A Scalable Mean-Field MARL Framework for Multi-Objective V2X Resource Allocation
Xuan Zhang,Hengxi Zhang,Huaze Tang,Le Liang,Ling Cheng,Xinlei Chen,Wenbo Ding,Xiao-Ping Zhang
DOI: https://doi.org/10.1109/tiv.2024.3422506
IF: 8.2
2024-01-01
IEEE Transactions on Intelligent Vehicles
Abstract:Resource allocation in dense vehicle-to-everything (V2X) communication networks poses intricate challenges due to scalability issues, dynamic environments, and diverse quality of service requirements. Traditional optimizations like genetic algorithms struggle with computational complexity and dynamic planning. Meanwhile, pure multi-agent reinforcement learning (MARL)—a type of machine learning where multiple agents learn to optimize their decisions through interactions with each other and the environment—faces the curse of dimensionality and communication overhead, which limits the large-scale deployment of dynamic vehicular networks. This paper proposes an innovative approach to joint spectrum allocation and power control within dense V2X networks, conceptualizing it as an MARL-based multi-objective optimization problem. To mitigate computational demands, we adopt a hybrid approach combining centralized-training-with-decentralized-execution paradigm, alongside parameter-sharing techniques, within classic Mean-Field MARL (MF-MARL) framework, and name it Scalable-V2X-MF-MARL (ScalV-MF-MARL), enabling a lightweight training process in dense V2X networks with numerous V2V agents. It also technically encodes observations and mean field of actions, thereby enhancing the model's dynamism and scalability. This advancement permits the application of a single model across varying vehicle densities.

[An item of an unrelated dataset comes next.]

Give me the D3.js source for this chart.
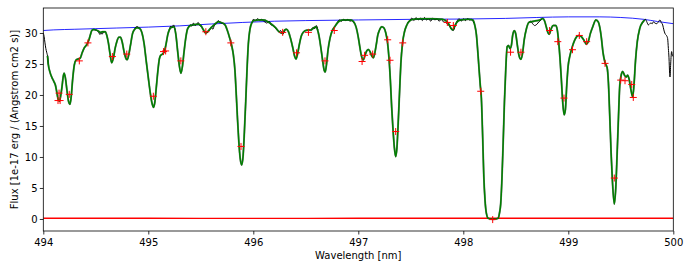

Experimental results demonstrate that ScalV-MF-MARL achieves 99.5% of the performance of density-specific MF-MARL models, while reducing GPU memory usage by 79.49% to 94.03% during training as vehicle number increases from 40 to 160. Additionally, it outstrips conventional algorithms. Its generalization capabilities across diverse V2X network densities facilitate training in less dense scenarios, with seamless application to denser networks. In conclusion, ScalV-MF-MARL streamlines the V2X network deployment and effectively handles dynamic changes in vehicle numbers.